After the conference championships, Notre Dame qualified eight swimmers for the NCAA championships. The team of Reaney, seniors Kelly Ryan and Christen McDonough, juniors Bridget Casey, Courtney Whyte and Suzanne Bessire and freshmen Katie Miller and Catherine Mulquin took 16th place in Minnesota.

Despite tying last year’s team with the program’s highest finish ever at the NCAA championships, Barnes said he believes his team still can do better.

“As a coach, 16th is not something I strive for,” Barnes said. “I’m not going to pat myself on the back for a 16th-place finish. I’d like to see us be a little higher, and I think the potential is there for us to improve.”

Notre Dame will say goodbye to five seniors: Ryan, McDonough, Sarah Dotzel, Mikelle Masciantonio and Lauren Stauder.

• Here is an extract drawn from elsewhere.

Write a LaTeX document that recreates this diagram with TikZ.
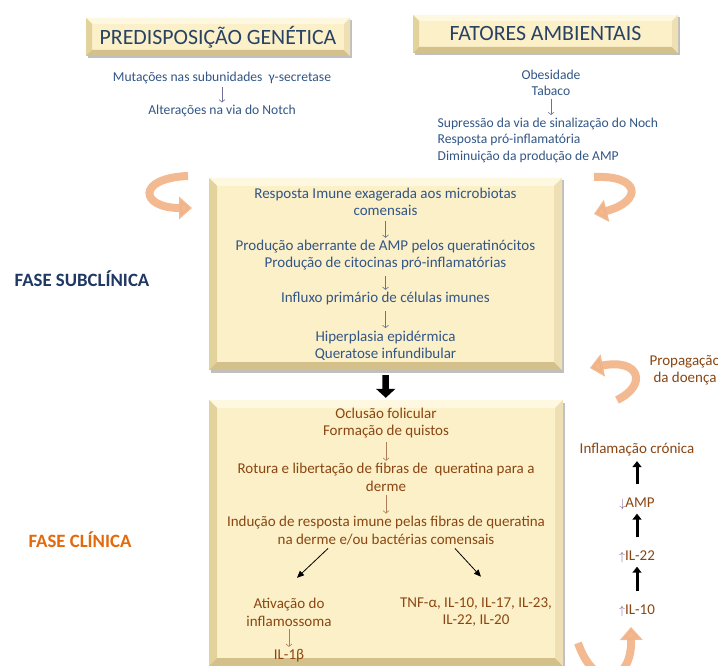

Barnes praised the group for the leadership and continued improvement the class showed since first stepping on campus in 2010.

“They are a very good class,” Barnes said. “Each year is really defined by the senior class. In terms of leadership, you really go as far as your senior class takes you. Each senior finished their career with their best times, and as a coach, I’m really proud of that. These girls grew so much and went out at the top.”